В его голосе звучала явная радость, казалось, он ждал моего прихода. Слова, которыми он меня встречал, были так же неотделимы от него, как белоснежный халат и всегда аккуратно причёсанные на пробор и смазанные помадой волосы. (В то время у него была густая чёрная шевелюра, красиво обрамлявшая лицо с тонкими изящными чертами.) Не успевал я постучать в дверь, как Миямура — он всегда был образцом пунктуальности — появлялся в коридоре с толстым портфелем в руке. Правда, иногда я заходил к нему в кабинет и ждал, пока он приберёт на столе и приведёт в порядок свои пробирки. Обычно, выйдя из института, мы шли через Люксембургский сад, затем, шагая по узким кривым старинным улочкам, мощённым камнями, выходили к универмагу Бон Марше и заходили в роскошное кафе, которое называлось "Ля Маркиз". (Профессор был большим сладкоежкой.)
Усевшись за столик рядом с элегантными парижанками, обычными посетительницами этого кафе, мы с самым невозмутимым видом заказывали всякие женские сладости. А потом, поскольку оба жили на правом берегу Сены, ехали на метро или на трамвае домой, причём я, ощущая некоторую тяжесть в желудке от съеденных в кафе сладостей, всегда предлагал зайти куда-нибудь выпить аперитива или пива, а профессор неизменно отвечал: "Как-нибудь в другой раз", но этого "другого раза" так никогда и не было.
Иногда вечером после ужина, когда я размышлял: "А не почитать ли мне что-нибудь на ночь?" — вдруг появлялся Миямура и, извиняющимся тоном пробормотав что-нибудь о красоте лунной ночи, предлагал пойти прогуляться. Он словно заранее знал, что я свободен и ничто не помешает мне составить ему компанию. Миямура жил в Пасси, мой же пансион находился в Отее, рядом был лес, где мы и гуляли. Иногда, когда шёл дождь, заходили в кафе и допоздна слушали там музыку.

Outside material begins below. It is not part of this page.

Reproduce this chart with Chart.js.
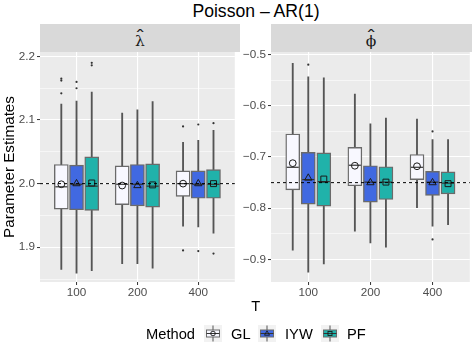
<!DOCTYPE html>
<html>
<head>
<meta charset="utf-8">
<script src="https://cdn.jsdelivr.net/npm/chart.js@4.4.1/dist/chart.umd.min.js"></script>
<style>
  html, body { margin:0; padding:0; background:#fff; width:475px; height:350px; overflow:hidden;
    font-family:'Liberation Sans', Arial, sans-serif; }
  #wrap { position:relative; width:475px; height:350px; }
  .abs { position:absolute; white-space:nowrap; }
  .strip { background:#D9D9D9; top:24px; height:28px; }
  .sym { position:absolute; top:10px; width:20px; margin-left:-10px; text-align:center;
    font-family:'DejaVu Serif','Liberation Serif',serif; font-size:15.5px; line-height:15px; color:#1A1A1A; }
  .hat { position:absolute; top:8px; width:20px; margin-left:-10px; text-align:center;
    font-family:'DejaVu Sans',sans-serif; font-size:15px; line-height:10px; color:#1A1A1A; transform:scaleX(1.5); }
  .txt { font-size:14.7px; line-height:17px; color:#000; }
  canvas { position:absolute; }
</style>
</head>
<body>
<div id="wrap">
  <div class="abs" id="title" style="left:156px;width:200px;top:1px;text-align:center;font-size:17.6px;line-height:20px;">Poisson – AR(1)</div>
  <div class="abs strip" style="left:40px;width:200px;">
    <span class="hat" style="left:100px;">ˆ</span><span class="sym" style="left:100px;">λ</span>
  </div>
  <div class="abs strip" style="left:271px;width:200.5px;">
    <span class="hat" style="left:100px;">ˆ</span><span class="sym" style="left:100px;">ϕ</span>
  </div>
  <canvas id="c1" width="240" height="260" style="left:0;top:40px;"></canvas>
  <canvas id="c2" width="235" height="260" style="left:240px;top:40px;"></canvas>
  <div class="abs txt" style="left:235.7px;width:40px;top:298px;text-align:center;">T</div>
  <div class="abs txt" style="left:146px;top:325.7px;">Method</div>
  <svg class="abs" style="left:204px;top:325px;" width="18" height="17"><rect width="18" height="17" fill="#F2F2F2"/><line x1="9" y1="0.5" x2="9" y2="16.5" stroke="#555" stroke-width="1"/><rect x="2.5" y="5" width="13" height="7" fill="#F8F8FF" stroke="#6a6a6a" stroke-width="1"/><line x1="2.5" y1="8.5" x2="15.5" y2="8.5" stroke="#333" stroke-width="1"/><circle cx="9" cy="8.5" r="2.3" fill="none" stroke="#1a1a1a" stroke-width="0.9"/></svg>
  <div class="abs txt" style="left:231px;top:325.7px;">GL</div>
  <svg class="abs" style="left:258px;top:325px;" width="18" height="17"><rect width="18" height="17" fill="#F2F2F2"/><line x1="9" y1="0.5" x2="9" y2="16.5" stroke="#555" stroke-width="1"/><rect x="2.5" y="5" width="13" height="7" fill="#4169E1" stroke="#6a6a6a" stroke-width="1"/><line x1="2.5" y1="8.5" x2="15.5" y2="8.5" stroke="#333" stroke-width="1"/><polygon points="9,5.8 11.5,10.2 6.5,10.2" fill="none" stroke="#1a1a1a" stroke-width="0.9"/></svg>
  <div class="abs txt" style="left:285px;top:325.7px;">IYW</div>
  <svg class="abs" style="left:321px;top:325px;" width="18" height="17"><rect width="18" height="17" fill="#F2F2F2"/><line x1="9" y1="0.5" x2="9" y2="16.5" stroke="#555" stroke-width="1"/><rect x="2.5" y="5" width="13" height="7" fill="#20B2AA" stroke="#6a6a6a" stroke-width="1"/><line x1="2.5" y1="8.5" x2="15.5" y2="8.5" stroke="#333" stroke-width="1"/><rect x="7" y="6.5" width="4" height="4" fill="none" stroke="#1a1a1a" stroke-width="0.9"/></svg>
  <div class="abs txt" style="left:347px;top:325.7px;">PF</div>
</div>
<script>
// ---------------- data ----------------
const T_VALUES = ['100', '200', '400'];
const METHODS = ['GL', 'IYW', 'PF'];

// lambda-hat: [lower whisker, Q1, median, Q3, upper whisker] for T = 100, 200, 400
const LAMBDA_GL  = [[1.865, 1.960, 1.995, 2.030, 2.125], [1.874, 1.967, 1.999, 2.028, 2.111], [1.933, 1.980, 2.000, 2.020, 2.065]];
const LAMBDA_IYW = [[1.859, 1.959, 1.999, 2.029, 2.130], [1.874, 1.965, 1.999, 2.030, 2.116], [1.932, 1.977, 1.999, 2.020, 2.068]];
const LAMBDA_PF  = [[1.863, 1.958, 1.996, 2.042, 2.144], [1.867, 1.963, 1.996, 2.031, 2.129], [1.922, 1.977, 1.999, 2.022, 2.084]];
const LAMBDA_MEAN_GL  = [1.999, 1.997, 2.000];
const LAMBDA_MEAN_IYW = [2.000, 1.997, 2.000];
const LAMBDA_MEAN_PF  = [2.001, 1.998, 2.000];
const LAMBDA_OUT_GL  = [[2.165, 2.162, 2.142], [], [2.090, 1.895]];
const LAMBDA_OUT_IYW = [[2.160, 2.150], [], [2.093, 1.894]];
const LAMBDA_OUT_PF  = [[2.190, 2.186], [], [2.095, 1.890]];
const LAMBDA_TRUE = 2.0;
const LAMBDA_MAJOR = [1.9, 2.0, 2.1, 2.2];
const LAMBDA_MINOR = [1.85, 1.95, 2.05, 2.15];

// phi-hat: [lower whisker, Q1, median, Q3, upper whisker] for T = 100, 200, 400
const PHI_GL  = [[-0.882, -0.764, -0.720, -0.655, -0.517], [-0.845, -0.756, -0.716, -0.681, -0.577], [-0.799, -0.744, -0.720, -0.695, -0.626]];
const PHI_IYW = [[-0.925, -0.792, -0.744, -0.691, -0.543], [-0.868, -0.788, -0.749, -0.717, -0.635], [-0.835, -0.775, -0.749, -0.728, -0.666]];
const PHI_PF  = [[-0.909, -0.796, -0.748, -0.692, -0.545], [-0.876, -0.783, -0.749, -0.719, -0.624], [-0.832, -0.772, -0.751, -0.729, -0.666]];
const PHI_MEAN_GL  = [-0.712, -0.717, -0.718];
const PHI_MEAN_IYW = [-0.741, -0.750, -0.750];
const PHI_MEAN_PF  = [-0.743, -0.749, -0.752];
const PHI_OUT_GL  = [[], [], []];
const PHI_OUT_IYW = [[-0.5195], [], [-0.650, -0.861]];
const PHI_OUT_PF  = [[], [], []];
const PHI_TRUE = -0.75;
const PHI_MAJOR = [-0.9, -0.8, -0.7, -0.6, -0.5];
const PHI_MINOR = [-0.85, -0.75, -0.65, -0.55];

// ---------------- styling ----------------
const FILLS = ['#F8F8FF', '#4169E1', '#20B2AA'];
const MEAN_STYLE = ['circle', 'triangle', 'rect'];
const MEAN_RADIUS = [3.4, 4.2, 4.2];
const DODGE = 0.25;
const FONT = "'Liberation Sans', Arial, sans-serif";
Chart.defaults.font.family = FONT;

function xPos(ti, mi) { return ti + 1 + (mi - 1) * DODGE; }

function buildDatasets(stats, means, outs) {
  const ds = [];
  METHODS.forEach((m, mi) => {
    const s = stats[mi];
    ds.push({
      type: 'bar', label: m + ' whisker', order: 5, grouped: false, barThickness: 1.2,
      backgroundColor: '#555555', borderWidth: 0,
      data: T_VALUES.map((t, ti) => ({ x: xPos(ti, mi), y: [s[ti][0], s[ti][4]] }))
    });
    ds.push({
      type: 'bar', label: m, order: 4, grouped: false, barThickness: 14,
      backgroundColor: FILLS[mi], borderColor: '#6a6a6a', borderWidth: 1.4, borderSkipped: false,
      medians: s.map(r => r[2]),
      data: T_VALUES.map((t, ti) => ({ x: xPos(ti, mi), y: [s[ti][1], s[ti][3]] }))
    });
    ds.push({
      type: 'scatter', label: m + ' outliers', order: 3,
      pointStyle: 'circle', pointRadius: 1.1, pointBackgroundColor: '#333', pointBorderWidth: 0,
      data: outs[mi].flatMap((arr, ti) => arr.map(v => ({ x: xPos(ti, mi), y: v })))
    });
    ds.push({
      type: 'scatter', label: m + ' mean', order: 1,
      pointStyle: MEAN_STYLE[mi], pointRadius: MEAN_RADIUS[mi],
      pointBackgroundColor: 'rgba(0,0,0,0)', pointBorderColor: '#1a1a1a', pointBorderWidth: 1,
      data: means[mi].map((v, ti) => ({ x: xPos(ti, mi), y: v }))
    });
  });
  return ds;
}

const boxExtras = {
  id: 'boxExtras',
  beforeDraw(chart) {
    const { ctx, chartArea: a } = chart;
    ctx.save();
    ctx.fillStyle = '#EBEBEB';
    ctx.fillRect(a.left, a.top, a.right - a.left, a.bottom - a.top);
    ctx.restore();
  },
  afterDatasetDraw(chart, args) {
    const ds = chart.data.datasets[args.index];
    if (!ds.medians) return;
    const ys = chart.scales.y, ctx = chart.ctx;
    ctx.save();
    ctx.strokeStyle = '#333333';
    ctx.lineWidth = 1.2;
    args.meta.data.forEach((bar, i) => {
      const py = ys.getPixelForValue(ds.medians[i]);
      const p = bar.getProps(['x', 'width'], true);
      ctx.beginPath();
      ctx.moveTo(p.x - p.width / 2 + 1, py);
      ctx.lineTo(p.x + p.width / 2 - 1, py);
      ctx.stroke();
    });
    ctx.restore();
  },
  afterDatasetsDraw(chart, args, opts) {
    const { ctx, chartArea: a } = chart;
    const py = chart.scales.y.getPixelForValue(opts.ref);
    ctx.save();
    ctx.strokeStyle = '#000';
    ctx.lineWidth = 1;
    ctx.setLineDash([3, 3]);
    ctx.beginPath();
    ctx.moveTo(a.left, py);
    ctx.lineTo(a.right, py);
    ctx.stroke();
    ctx.restore();
  }
};

function makeChart(id, cfg) {
  const key = v => v.toFixed(2);
  const majorSet = new Set(cfg.major.map(key));
  const allTicks = cfg.major.concat(cfg.minor).sort((a, b) => a - b);
  return new Chart(document.getElementById(id), {
    type: 'bar',
    data: { datasets: buildDatasets(cfg.stats, cfg.means, cfg.outs) },
    plugins: [boxExtras],
    options: {
      responsive: false, animation: false, devicePixelRatio: 1,
      layout: { padding: cfg.padding },
      plugins: { legend: { display: false }, tooltip: { enabled: false }, boxExtras: { ref: cfg.ref } },
      scales: {
        x: {
          type: 'linear', min: 0.4, max: 3.6, offset: false,
          afterBuildTicks: s => { s.ticks = T_VALUES.map((t, i) => ({ value: i + 1 })); },
          afterFit: s => { s.height = cfg.xHeight; },
          ticks: { callback: v => T_VALUES[Math.round(v) - 1], color: '#4D4D4D', font: { size: 11.7 }, padding: 1, maxRotation: 0, autoSkip: false },
          grid: { color: '#FFFFFF', lineWidth: 1.1, offset: false, drawTicks: true, tickLength: 3, tickColor: '#333333', tickWidth: 1 },
          border: { display: false }
        },
        y: {
          type: 'linear', min: cfg.min, max: cfg.max,
          afterBuildTicks: s => { s.ticks = allTicks.map(v => ({ value: v })); },
          afterFit: s => { s.width = cfg.yWidth; },
          ticks: {
            callback: v => majorSet.has(key(v)) ? v.toFixed(1).replace('-', '\u2212') : '',
            color: '#4D4D4D', font: { size: 11.7 }, padding: 2, autoSkip: false
          },
          grid: {
            color: '#FFFFFF',
            lineWidth: c => (c.tick && majorSet.has(key(c.tick.value))) ? 1.1 : 0.55,
            drawTicks: true, tickLength: 3,
            tickColor: c => (c.tick && majorSet.has(key(c.tick.value))) ? '#333333' : 'rgba(0,0,0,0)',
            tickWidth: 1
          },
          border: { display: false },
          title: cfg.yTitle ? { display: true, text: cfg.yTitle, color: '#000', font: { size: 15.2 }, padding: { top: 1, bottom: 0 } } : { display: false }
        }
      }
    }
  });
}

makeChart('c1', {
  stats: [LAMBDA_GL, LAMBDA_IYW, LAMBDA_PF],
  means: [LAMBDA_MEAN_GL, LAMBDA_MEAN_IYW, LAMBDA_MEAN_PF],
  outs: [LAMBDA_OUT_GL, LAMBDA_OUT_IYW, LAMBDA_OUT_PF],
  ref: LAMBDA_TRUE, major: LAMBDA_MAJOR, minor: LAMBDA_MINOR,
  min: 1.8453, max: 2.207,
  padding: { top: 12, right: 0, bottom: 0, left: 0 },
  yWidth: 40, xHeight: 18, yTitle: 'Parameter Estimates'
});
makeChart('c2', {
  stats: [PHI_GL, PHI_IYW, PHI_PF],
  means: [PHI_MEAN_GL, PHI_MEAN_IYW, PHI_MEAN_PF],
  outs: [PHI_OUT_GL, PHI_OUT_IYW, PHI_OUT_PF],
  ref: PHI_TRUE, major: PHI_MAJOR, minor: PHI_MINOR,
  min: -0.9442, max: -0.4947,
  padding: { top: 12, right: 3.5, bottom: 0, left: 0 },
  yWidth: 31, xHeight: 18, yTitle: null
});
</script>
</body>
</html>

Во время таких прогулок мы часто говорили о своей работе, несмотря на то что области наших исследований были совершенно различны. Иногда весьма по-дилетантски беседовали о политике, обсуждали судьбы европейской цивилизации. Вспоминали свою далёкую родину и спорили о её будущем. Для меня остаётся загадкой, почему Миямура тогда ни словечком не обмолвился о своём несчастье? Возможно, несмотря на нашу тогдашнюю близость, он всё же не до конца был уверен во мне? А может быть, пресловутая японская стойкость не позволяла ему перекладывать свои жизненные трудности на плечи других? Он никогда даже виду не подавал, что не всё ладно в его семейной жизни. Не исключено, что наша дружба была для него своеобразной отдушиной и он нарочно напускал на себя беззаботный вид.
Такие мысли кружились в моей голове, пока я вглядывался в печальное лицо профессора. Ему, должно быть, оставалось ещё несколько лет до ухода на пенсию, но за последнее время он заметно поседел и полысел, его сутулая спина, согнувшаяся под тяжестью отданных науке лет, вызывала невольное почтение.
Я вдруг вспомнил, что и в Париже видел однажды на его лице такое же безнадёжно печальное выражение.
Это было пасмурным утром в самом начале осени. Я переводил и печатал на машинке текст своей статьи, как вдруг ко мне в дверь постучали и сказали, что меня спрашивает какой-то японец. Я спустился вниз и под единственным каштаном, который рос в углу нашего крошечного дворика, увидел Миямуру. На нём были выгоревший плащ и бесформенная коричневая шляпа, он стоял устало понурившись, словно странник, измученный дальней дорогой, и у меня невольно сжалось сердце: уж не заболел ли? — но, увидев меня, он смущённо улыбнулся и предложил:
— Если ты не очень занят, может, съездим куда-нибудь за город?